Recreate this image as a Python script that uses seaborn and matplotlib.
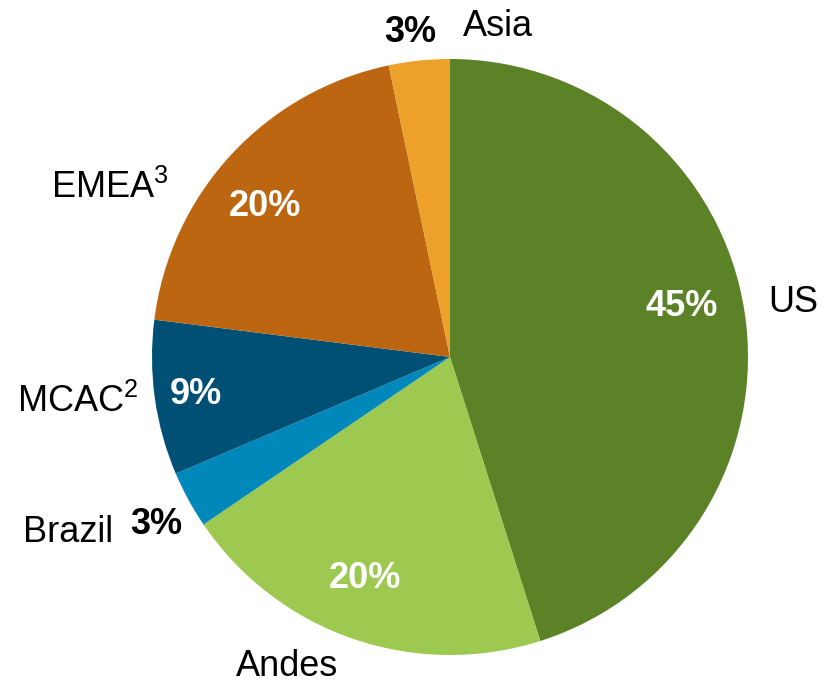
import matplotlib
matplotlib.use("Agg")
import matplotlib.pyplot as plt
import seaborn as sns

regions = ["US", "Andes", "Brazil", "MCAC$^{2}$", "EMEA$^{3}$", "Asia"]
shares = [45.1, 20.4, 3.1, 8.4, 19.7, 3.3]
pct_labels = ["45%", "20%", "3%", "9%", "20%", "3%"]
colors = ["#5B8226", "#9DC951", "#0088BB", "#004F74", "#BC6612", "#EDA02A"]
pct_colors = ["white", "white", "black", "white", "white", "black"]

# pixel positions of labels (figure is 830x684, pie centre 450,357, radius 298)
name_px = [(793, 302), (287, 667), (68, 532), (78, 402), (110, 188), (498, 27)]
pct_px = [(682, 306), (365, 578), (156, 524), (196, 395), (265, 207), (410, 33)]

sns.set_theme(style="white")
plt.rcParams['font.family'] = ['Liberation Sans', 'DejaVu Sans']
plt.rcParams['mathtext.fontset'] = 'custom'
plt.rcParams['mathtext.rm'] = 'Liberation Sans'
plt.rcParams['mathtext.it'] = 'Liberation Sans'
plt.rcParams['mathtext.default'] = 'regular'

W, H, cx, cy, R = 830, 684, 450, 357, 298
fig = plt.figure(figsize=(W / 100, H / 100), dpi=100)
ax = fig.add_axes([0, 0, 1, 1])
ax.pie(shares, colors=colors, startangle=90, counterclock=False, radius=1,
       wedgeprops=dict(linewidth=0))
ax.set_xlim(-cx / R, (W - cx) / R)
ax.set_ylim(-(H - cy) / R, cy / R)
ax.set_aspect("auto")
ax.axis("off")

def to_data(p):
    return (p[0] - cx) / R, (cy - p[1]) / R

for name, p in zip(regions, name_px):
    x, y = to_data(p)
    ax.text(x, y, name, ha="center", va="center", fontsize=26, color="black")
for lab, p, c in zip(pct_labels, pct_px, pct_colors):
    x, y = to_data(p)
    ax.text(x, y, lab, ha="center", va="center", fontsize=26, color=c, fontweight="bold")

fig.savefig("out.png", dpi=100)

= Set problem =
Pictures excluded, repeat exactly the lines from the top of the material through the line with "import seaborn as sns", including both of those lines.

= Task answer =
Recreate this image as a Python script that uses seaborn and matplotlib.
import matplotlib
matplotlib.use("Agg")
import matplotlib.pyplot as plt
import seaborn as sns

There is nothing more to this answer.